On December 2, Sam asked me what I thought about flying to Minnesota to visit family for Christmas. At first, I was taken aback and honestly didn’t think it would make much sense. The more we talked about it, however, the more we agreed that if it does fall into place, then it’s meant to be. We looked up flight tickets and happened to find two round trip tickets at a very reasonable price. I talked to my boss about going to Minnesota for Christmas and she was very supportive. The next thing on the agenda was to decide where to keep our cargo trailer, and we had that figured out right away. We considered having a rental vehicle from the airport to Duluth and just stay in a hotel, but it can get expensive and we don’t have a bunch of money.
As we were making our plans, we had a feeling for about a week that when we come back from Minnesota, it would be time for us to pack up and leave. What that would look like, we were uncertain. It could mean that we would relocate to another camping spot in Pahrump or it could mean that we would relocate to another state altogether.

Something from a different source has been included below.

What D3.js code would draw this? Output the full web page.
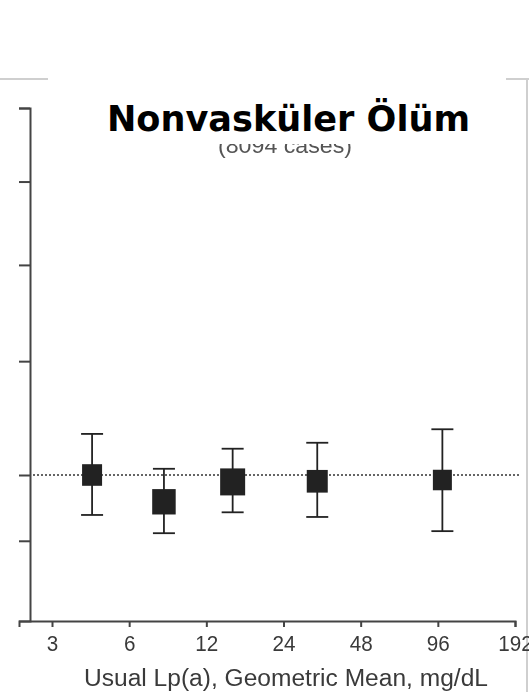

On December 10, about a week away from our trip, and Sam said he had a weird, nagging feeling about not going. Did that mean “do not take the plane?” Or did that mean “stay in Nevada?” We weren’t sure. All we knew is that we had to pray for direction. A couple days later, we received the news that I would be laid off. We saw it coming so it wasn’t a total shock. We had been anticipating a close down, we just weren’t sure of the timing. This confirmed our feelings.
We had flight tickets, a hotel booked, and a parking spot for our truck reserved. If I still had income, we’d be able to justify the trip. But now that I was laid off, this presented a dilemma. What do we do? Do we stay in our tent and spend this time praying and seeking the Lords direction? Do we go to MN anyway? Or do we skip the trip altogether? Suddenly, everything was back on the table and open for discussion.
We decided to cancel our parking reservation for our truck as well as our flight tickets. I then called my parents. The plan was for them to pick us up from the airport in Minneapolis. When I told them the news and what we decided, my mom said “Well, I might as well tell you now.” They gifted us with enough money to justify taking the trip, and then some. It was surprising and humbling to receive a generous gift. Now this kind of changes things. I felt as though this was God enabling us to go, but to drive. Then the question became, what do we do about our trailer?
The more we talked it over, the more we realized that driving from Nevada to Minnesota with the cargo trailer was the most reasonable option for us. True, it would not be the most fun nor the easiest option. When we estimated how long it would take us to drive from Nevada to Minnesota, it was a day and 3 hours straight through with no stops. We were not looking forward to the long drive, which turned out to be a 3 day journey, but we knew God was leading us to go this route and we had a peace about it.
Driving enabled us to spend time with family without a deadline over us or feeling rushed. It allows us to unwind and regroup. Since I don’t have a job to go back to now, it would make sense for us to take everything along as we don’t know where we will be after this. Maybe 6 days, maybe 2 weeks. To be honest, since we made this decision to drive, my gut had been telling me 2 weeks, but Sam is thinking otherwise. We will see what God ultimately leads us to do.
Now that we have been here for Christmas and New Year’s, it has been wonderful spending time with family, but we are now feeling the urgency to move on. We do not know where or when yet. We are taking things day by day, hour by hour as that is all we can do. We are prepared to have to pick up our things the next day and be on the road again.
All we can do is pray for God to open a door and give us the direction we need. We aren’t too sure where we want to end up in the long run. We have considered Texas, Missouri, Tennessee, Florida, and South Dakota. We are looking for a more conservative place to land. Ultimately, we are hoping that the next place we end up we will be able to settle. It’s hard to live in a tent, but we would do it again if we had to. We would appreciate your prayers as we wait on the Lord and His leading. We do not want to make the wrong decision.